I am closing by recommending resources that I hope will help you talk about racism with children and youth. Start the conversation. It is never too early or too late. Make an effort to understand what they are thinking. Help shape their worldviews to be inclusive of all, respectful, and kind.
Take some time to explore the resources linked below and to do your own web research. The resources are there for you as to use as tools for making change.
How to change systemic racism in Canada. What does racism look like in Canada? Web series called “First Things First“, and produced by TVO, features Cindy Blackstock, executive director of the First Nations Child and Family Caring Society of Canada. She tells us the story of Jordan River Anderson and why she continues to fight the Canadian government to gain rights for Indigenous children.

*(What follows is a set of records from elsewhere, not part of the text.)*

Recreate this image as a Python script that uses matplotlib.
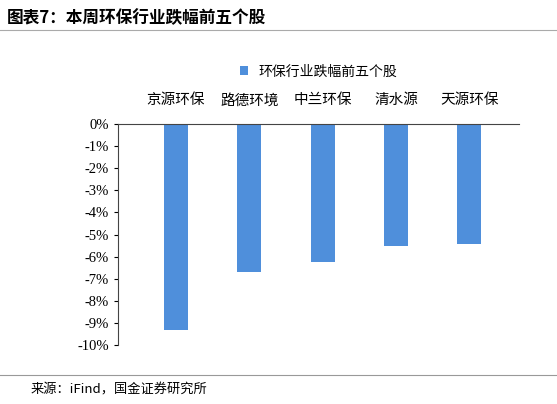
import matplotlib.pyplot as plt
import numpy as np

plt.rcParams['font.family'] = ['Noto Sans CJK SC', 'DejaVu Sans']

stocks = ['京源环保', '路德环境', '中兰环保', '清水源', '天源环保']
changes = [-9.32, -6.70, -6.24, -5.52, -5.45]
yticks = list(range(0, -11, -1))

fig = plt.figure(figsize=(5.57, 4.04), dpi=100)
ax = fig.add_axes([0.212, 0.146, 0.72, 0.547])

x = np.arange(len(stocks))
ax.bar(x, changes, width=0.33, color='#4F8FDB', label='环保行业跌幅前五个股')
ax.set_xlim(-0.79, 4.68)
ax.set_ylim(-10, 0)
ax.set_yticks(yticks)
ax.set_yticklabels([f'{t}%' for t in yticks], fontsize=10.5, family=['Liberation Serif', 'DejaVu Serif'])
ax.xaxis.tick_top()
ax.set_xticks(x)
ax.set_xticklabels(stocks, fontsize=10.5)
ax.tick_params(axis='x', length=0, pad=12)
ax.tick_params(axis='y', length=3, direction='out')
for s in ['right', 'bottom']:
    ax.spines[s].set_visible(False)
ax.spines['top'].set_color('#444444')
ax.spines['left'].set_color('#444444')

ax.legend(loc='lower center', bbox_to_anchor=(0.5, 1.15), frameon=False, fontsize=10,
          handlelength=0.6, handleheight=0.6)

fig.text(0.012, 0.955, '图表7：本周环保行业跌幅前五个股', fontsize=12, fontweight='bold',
         style='italic', va='center')
fig.add_artist(plt.Line2D([0.0, 1.0], [0.925, 0.925], color='#AAAAAA', lw=0.8))
fig.add_artist(plt.Line2D([0.0, 1.0], [0.072, 0.072], color='#999999', lw=0.8))
fig.text(0.055, 0.035, '来源：iFind，国金证券研究所', fontsize=9.5, va='center')

fig.savefig('out.png', dpi=100)
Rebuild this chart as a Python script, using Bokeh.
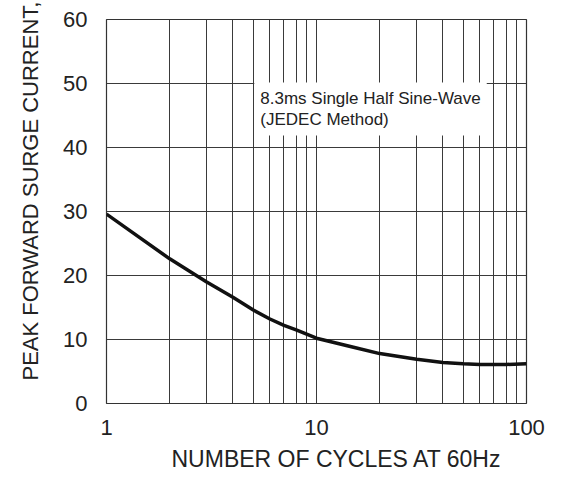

What needs to change to end systemic racism in Canada towards Indigenous peoples. Anne-Marie Mediwake of CTV’s Your Morning show interviews former MKO Chief Sheila North who reacts to some Canadian politicians denying systemic racism.
How can I help? Eddy Robinson is an educator on Indigenous issues. In this TVO web series called “First Things First”, Robinson explains why asking “How Can I Help?” is not the right question.
Racism: Indigenous Perspective with Senator Murray Sinclair. How and why do the impacts of history persist? How racism is directly or indirectly manifested in our society? What are our obligations to address racism? How do we reconcile divisions created by racism? How do we directly or indirectly reinforce racism? How is racism holding us back? In this video Canadian Centre for Ethics in Public Affairs explores these questions with Senator Sinclair.
21 Things You May Not Have Known About the Indian Act. Activist and author, Bob Joseph, looks at some of the restrictions and impacts imposed on First Nations (some have since been removed in revisions of the Act).